New Year Brings many Changes to Michigan's Gaming Industry

25 December 2002

The regulatory and political landscape for the gaming industry will see some major changes in the year 2003. Michigan has elected a new Governor. The end of 2002 also brought with it a new Executive Director of the Michigan Gaming Control Board (Dan Gustafson) and a new Racing Commissioner (Robert Geake). Each of these key players face unique challenges that could significantly impact different segments of the gaming industry. The year 2003 will be a key year for determining the future success of all of these segments of the industry.

Our new Governor, Jennifer Granholm, is facing a significant budget crisis. There have already been rumblings in Lansing suggesting that she may want to re-negotiate compacts with the tribes to (1) provide a stream of revenue to the state and (2) extend the existing compacts for a longer period of time. Additionally, depending on whether Governor Engler enters into a new compact during his final days of office, she may also be considering entering into a new compact with the Gun Lake Tribe to build a casino on the west side of Michigan.

Dan Gustafson, the new Executive Director of the Gaming Control Board, faces his own challenges in overseeing the beginning of the process of bringing three permanent casinos to Detroit. There will be many companies acting as vendors and suppliers through the construction process who will need to go through the licensing process. Mr. Gustafson also has to grapple with all the regulatory issues that will arise as the Detroit market continues to grow and mature.

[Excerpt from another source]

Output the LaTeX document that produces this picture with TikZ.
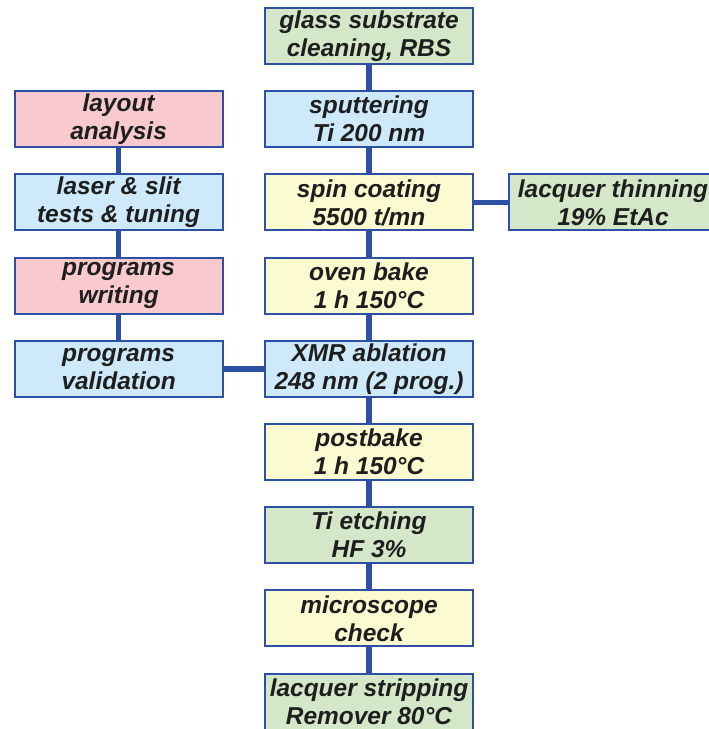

On the horse racing front, Robert Geake now steps in as the new Racing Commissioner for the State of Michigan. Mr. Geake has an extraordinary challenge ahead of him in bringing the various factions of the racing industry together to try to sustain the life of the industry given the new competitive challenges. Developing a game plan for the success of the industry will be a difficult task. With competition growing from the expansion of casino gambling throughout the state, and from tracks in Ontario and surrounding states, the industry needs to find some way to preserve its existing clientele and to attract new customers.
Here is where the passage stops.